Part of me longs for a D/s relationship again, but I also want a relationship that is based on romance, not rules. I want someone who does the things I like, the things I want them to do–but not because they have to. Because they love me.
One thing remains certain: I am an unabashed sexual top. My realization of this has make vanilla dating difficult and awkward. I don’t know how to tell the boy who flirts with me at the coffee shop “Look, you’re really cute, but I’m just not interested unless I can drag you home, tie you to my bed, and make you my fucktoy.”
I feel aimless. Purposeless. I dither about. I start up an OkCupid profile, and then shut it down the next day. I go on a date and then don’t follow-through. I go to a munch and flirt and don’t make any plans to play. I feel simultaneously kink-starved and burned out. I’m not sure what I want, but I am sure that I want something. I don’t know if I want a full blown D/s relationship, but there’s something holding me back from getting into a vanilla one.
I guess the real question I’ve been asking myself is: can I still be dominant if I am not with a submissive? If I am in a vanilla relationship, am I still dominant?

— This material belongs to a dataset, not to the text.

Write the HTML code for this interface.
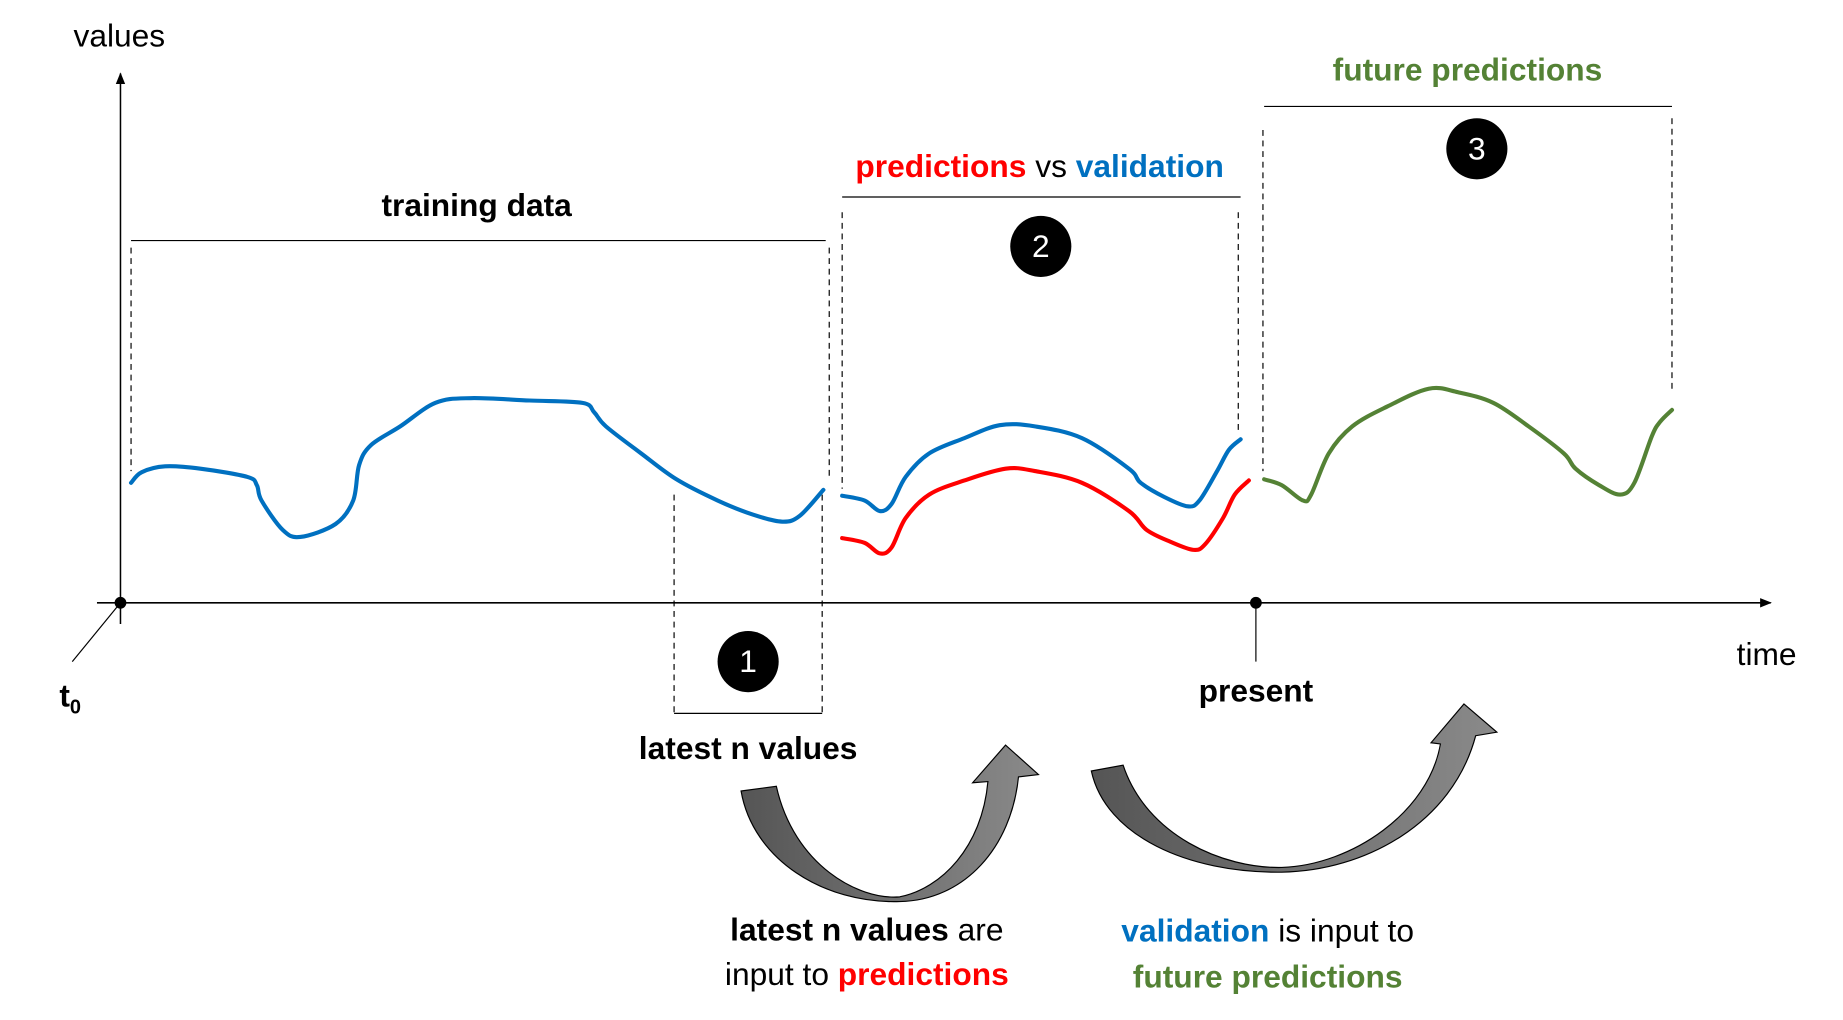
<!DOCTYPE html>
<html><head><meta charset="utf-8"><style>
html,body{margin:0;padding:0;background:#fff;}
svg{display:block;}
text{font-family:"Liberation Sans","DejaVu Sans",sans-serif;font-size:27px;}
.b{font-weight:bold;}
</style></head><body>
<svg width="1843" height="1020" viewBox="-0.5 -0.5 1568 867.2" preserveAspectRatio="none" xmlns="http://www.w3.org/2000/svg">
<defs>
<marker id="ah" markerWidth="10" markerHeight="10" refX="9" refY="5" orient="auto" markerUnits="userSpaceOnUse">
<path d="M0,1 L10,5 L0,9 Z" fill="#000"/></marker>
<linearGradient id="g1" x1="0" y1="0" x2="1" y2="0"><stop offset="0" stop-color="#555"/><stop offset="1" stop-color="#8a8a8a"/></linearGradient>
</defs>
<line x1="102" y1="530" x2="102" y2="62" stroke="#000" stroke-width="1.3" marker-end="url(#ah)"/>
<line x1="82" y1="512" x2="1506" y2="512" stroke="#000" stroke-width="1.3" marker-end="url(#ah)"/>
<circle cx="102" cy="512" r="5" fill="#000"/>
<line x1="102" y1="512" x2="61" y2="562" stroke="#000" stroke-width="1"/>
<text x="62" y="39">values</text>
<text x="1477" y="565">time</text>
<text x="50" y="600" class="b">t<tspan font-size="17" dy="6">0</tspan></text>
<circle cx="1068" cy="512" r="5" fill="#000"/>
<line x1="1068" y1="512" x2="1068" y2="562" stroke="#000" stroke-width="1"/>
<text x="1068" y="596" class="b" text-anchor="middle">present</text>
<g stroke="#000" stroke-width="1" fill="none">
<line x1="111" y1="204" x2="702" y2="204"/>
<line x1="716" y1="167" x2="1055" y2="167"/>
<line x1="1075" y1="90" x2="1422" y2="90"/>
<line x1="573" y1="606" x2="699" y2="606"/>
<g stroke-dasharray="5,4">
<line x1="111" y1="210" x2="111" y2="400"/>
<line x1="705" y1="210" x2="705" y2="405"/>
<line x1="716" y1="180" x2="716" y2="415"/>
<line x1="1053" y1="180" x2="1053" y2="368"/>
<line x1="1074" y1="110" x2="1074" y2="400"/>
<line x1="1422" y1="100" x2="1422" y2="330"/>
<line x1="573" y1="420" x2="573" y2="605"/>
<line x1="699" y1="420" x2="699" y2="605"/>
</g></g>
<text x="405" y="183" class="b" text-anchor="middle">training data</text>
<text x="884" y="150" class="b" text-anchor="middle"><tspan fill="#ff0000">predictions</tspan><tspan font-weight="normal"> vs </tspan><tspan fill="#0070c0">validation</tspan></text>
<text x="1248" y="68" class="b" text-anchor="middle" fill="#548235">future predictions</text>
<text x="636" y="645" class="b" text-anchor="middle">latest n values</text>
<circle cx="636" cy="562" r="26" fill="#000"/><text x="636" y="571" font-size="22" fill="#fff" text-anchor="middle">1</text>
<circle cx="885" cy="209" r="26" fill="#000"/><text x="885" y="218" font-size="22" fill="#fff" text-anchor="middle">2</text>
<circle cx="1256" cy="126" r="26" fill="#000"/><text x="1256" y="135" font-size="22" fill="#fff" text-anchor="middle">3</text>
<g fill="none" stroke-width="3.5" stroke-linejoin="round" stroke-linecap="round" id="curves"></g>
<path d="M630,672 L660,668 C675,735 730,765 765,762 C800,755 835,720 840,664 L827,665 L855,633 L883,658 L866,660 C860,720 820,765 765,766 C700,768 640,730 630,672 Z" fill="url(#g1)" stroke="#000" stroke-width="1"/>
<path d="M928,655 L955,650 C975,710 1040,738 1090,737 C1150,735 1215,690 1225,632 L1217,631 L1245,598 L1273,622 L1255,625 C1235,700 1160,740 1090,741 C1010,742 940,710 928,655 Z" fill="url(#g1)" stroke="#000" stroke-width="1"/>
<text x="737" y="799" text-anchor="middle"><tspan class="b">latest n values</tspan> are</text>
<text x="737" y="837" text-anchor="middle">input to <tspan class="b" fill="#ff0000">predictions</tspan></text>
<text x="1078" y="800" text-anchor="middle"><tspan class="b" fill="#0070c0">validation</tspan> is input to</text>
<text x="1078" y="839" text-anchor="middle" class="b" fill="#548235">future predictions</text>
</svg>
<script>
(function(){
var data=[
["#0070c0","111,410 120,401 140,396 170,398 210,405 218,412 222,425 240,450 255,456 285,445 300,425 305,395 315,378 340,362 370,342 400,338 450,340 495,342 505,350 515,362 545,385 575,407 610,425 640,437 665,443 680,438 700,416"],
["#0070c0","716,421 735,425 748,434 758,428 770,405 790,385 820,372 850,361 880,362 920,372 960,398 970,410 990,422 1010,430 1020,425 1035,400 1045,382 1055,373"],
["#ff0000","716,457 735,461 748,470 758,465 770,440 790,420 820,408 855,398 880,400 920,410 960,434 975,450 995,460 1015,467 1025,462 1040,440 1050,420 1062,408"],
["#548235","1075,407 1090,412 1108,425 1115,420 1130,385 1150,362 1180,345 1215,330 1240,333 1270,342 1300,362 1330,385 1340,398 1360,412 1378,420 1390,410 1405,370 1412,358 1422,348"]];
var g=document.getElementById('curves');
data.forEach(function(d){
var p=d[1].split(' ').map(function(s){return s.split(',').map(Number);});
var s='M'+p[0][0]+','+p[0][1];
for(var i=0;i<p.length-1;i++){
var p0=p[i-1]||p[i],p1=p[i],p2=p[i+1],p3=p[i+2]||p2;
var c1x=p1[0]+(p2[0]-p0[0])/6,c1y=p1[1]+(p2[1]-p0[1])/6;
var c2x=p2[0]-(p3[0]-p1[0])/6,c2y=p2[1]-(p3[1]-p1[1])/6;
s+=' C'+c1x+','+c1y+' '+c2x+','+c2y+' '+p2[0]+','+p2[1];}
var e=document.createElementNS('http://www.w3.org/2000/svg','path');
e.setAttribute('d',s);e.setAttribute('stroke',d[0]);g.appendChild(e);});
})();
</script>
</body></html>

The reason why I want to be in a D/s relationship, to do D/s, is not only so I can actualize my own desires, but because I want someone who can accept me, all of me, including my deviant desires, my kinkiness, my dominance. I want someone who I can really be myself around, someone who will accept and love me, all of me. I worry that if I date a vanilla person, I will end up having to hide or minimize my dominance, that it will fade into the background of my life. After all the self-exploration I’ve done, having to do that feels like having to deny who I really am. But at the same time, I have to ask myself if I am willing to live a life devoid of love in order to stay true to myself? I’m uncertain how to proceed with this question, and, unanswered, it continues to gnaw at my heart and fester in my mind.